Over time though, Paton began to build the community on Aniwa, building a Church and two further houses for orphaned children. During the construction of one of the buildings there occurred a seminal moment in the conversion of the island, what Paton would later refer to as “the miracle of the speaking bit of wood”

“While working at the house, I required some nails and tools. Lifting a piece of planed wood, I pencilled a few words on it, and requested our old chief to carry it to Mrs. Paton, and she would send what I wanted. In blank wonder, he innocently stared at me and said, "But what do you want ? "I replied, "The wood will tell her." He looked rather angry, thinking that I befooled him, and retorted, "Who ever heard of wood speaking ? " By hard pleading succeeded in persuading him to go. He was amazed to see her looking at the wood and then fetching the needed articles. He brought back the bit of wood, and eagerly made signs for an explanation.”

From this moment the chief became determined to learn the secrets of the “speaking wood” and Paton taught him to read, using the Bible as the text. Others came to them to learn, a school was built and teachers were trained. Margaret Paton taught a class of about fifty women and girls who became experts at sewing (producing woven hats to sell) and reading. By the time the Paton’s left Aniwa for Australia after thirty years the entire island (and large areas of Tanna) had been converted to Christianity. 

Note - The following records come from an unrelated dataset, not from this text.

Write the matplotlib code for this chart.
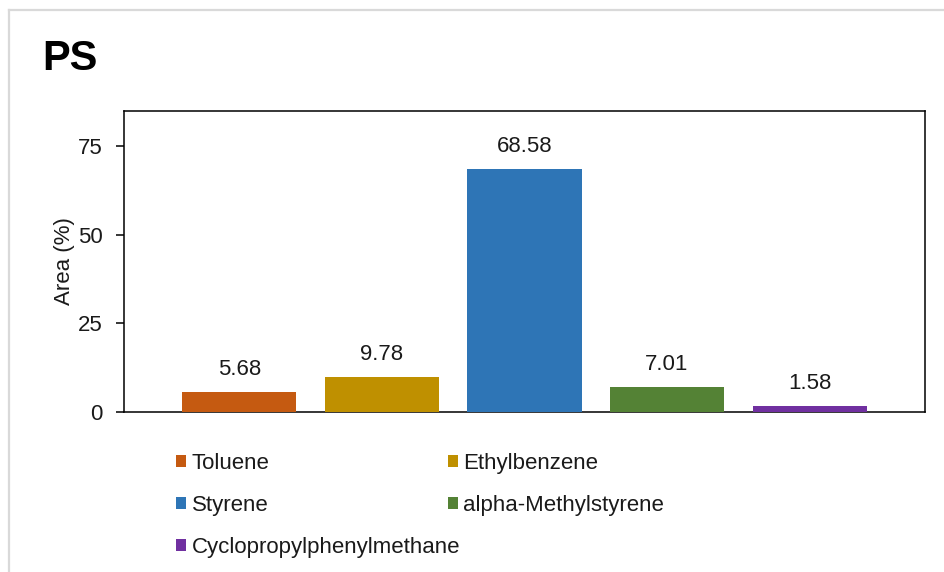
import matplotlib
matplotlib.use("Agg")
import matplotlib.pyplot as plt
from matplotlib.lines import Line2D

plt.rcParams['font.family'] = ['Liberation Sans', 'DejaVu Sans']

# Pyrolysis products of PS
compounds = ["Toluene", "Ethylbenzene", "Styrene", "alpha-Methylstyrene",
             "Cyclopropylphenylmethane"]
area_pct = [5.68, 9.78, 68.58, 7.01, 1.58]
colors = ["#C55A11", "#BF9000", "#2E75B6", "#548235", "#7030A0"]
y_ticks = [0, 25, 50, 75]

fig = plt.figure(figsize=(9.44, 5.72), dpi=100)
fig.patch.set_facecolor("white")

# light frame around the chart area (top and left edges)
fig.add_artist(Line2D([9 / 944, 1.0], [1 - 10 / 572, 1 - 10 / 572],
                      transform=fig.transFigure, color="#D9D9D9", lw=1.6))
fig.add_artist(Line2D([9 / 944, 9 / 944], [0.0, 1 - 10 / 572],
                      transform=fig.transFigure, color="#D9D9D9", lw=1.6))

ax = fig.add_axes([124 / 944, 1 - 411.7 / 572, (925 - 124) / 944, (411.7 - 111) / 572])

x = list(range(len(compounds)))
bars = ax.bar(x, area_pct, width=0.80, color=colors, label=compounds, zorder=3)

for xi, v in zip(x, area_pct):
    ax.annotate(f"{v:.2f}", xy=(xi, v), xytext=(0, 12.3), textcoords="offset points",
                ha="center", va="baseline", fontsize=16, color="#1a1a1a")

ax.set_xlim(-0.81, len(compounds) - 1 + 0.81)
ax.set_ylim(0, 85)
ax.set_yticks(y_ticks)
ax.set_xticks([])
ax.tick_params(axis="y", direction="out", length=6, width=1.1, pad=9.5,
               labelsize=16, labelcolor="#1a1a1a")
for s in ax.spines.values():
    s.set_color("black")
    s.set_linewidth(1.1)

ax.set_ylabel("Area (%)", fontsize=16, color="#1a1a1a", labelpad=2)

fig.text(42 / 944, 1 - 70 / 572, "PS", fontsize=30, fontweight="bold",
         ha="left", va="baseline", color="black")

# legend laid out row by row: two columns
order = [0, 2, 4, 1, 3]
handles = [bars[i] for i in order]
labels = [compounds[i] for i in order]
leg = fig.legend(handles, labels, ncol=2, loc="upper left",
                 bbox_to_anchor=(176 / 944, 1 - 453 / 572), frameon=False,
                 fontsize=16, handlelength=0.45, handleheight=0.45,
                 handletextpad=0.25, columnspacing=-0.55, labelspacing=0.95,
                 borderpad=0, borderaxespad=0)
for t in leg.get_texts():
    t.set_color("#1a1a1a")

fig.savefig("out.png", dpi=100, facecolor="white")
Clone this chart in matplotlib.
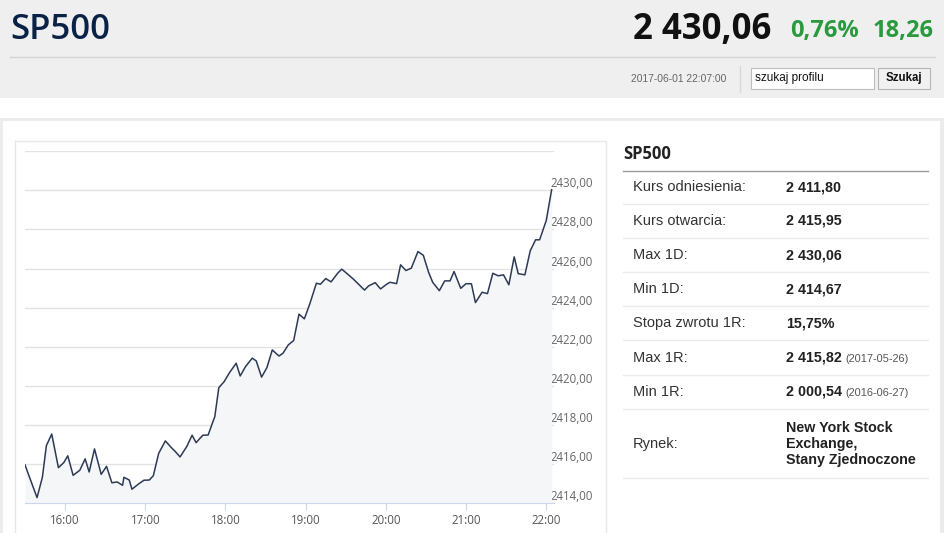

LOT 7 | JOHN PATON'S MISSIONARY BOX | ANIWA, VANUATU, 19TH CENTURY | £500-700 + fees

LOT 7 | JOHN PATON'S MISSIONARY BOX | ANIWA, VANUATU, 19TH CENTURY | £500-700 + fees

At some point in the intervening decades between their landing on Aniwa and their final retirement in Victoria, John Paton picked up the coconut shown here in the Aniwan sands. It was transported halfway around the world to the west coast of Scotland where it was rattled at Church services and on the streets of Glasgow for another seventy years. Whatever the modern interpretations of such missions, Paton remains a revered figure on the islands of Tanna and Aniwa to this day, where his wife and baby’s grave on Tanna is still tended and  the story of his conversion of the Aniwans with the “talking wood” is still told to the occasional passing visitor. This missionary box, though a seemingly simple object, is a witness to human resilience and determination, and the colliding of two very different worlds.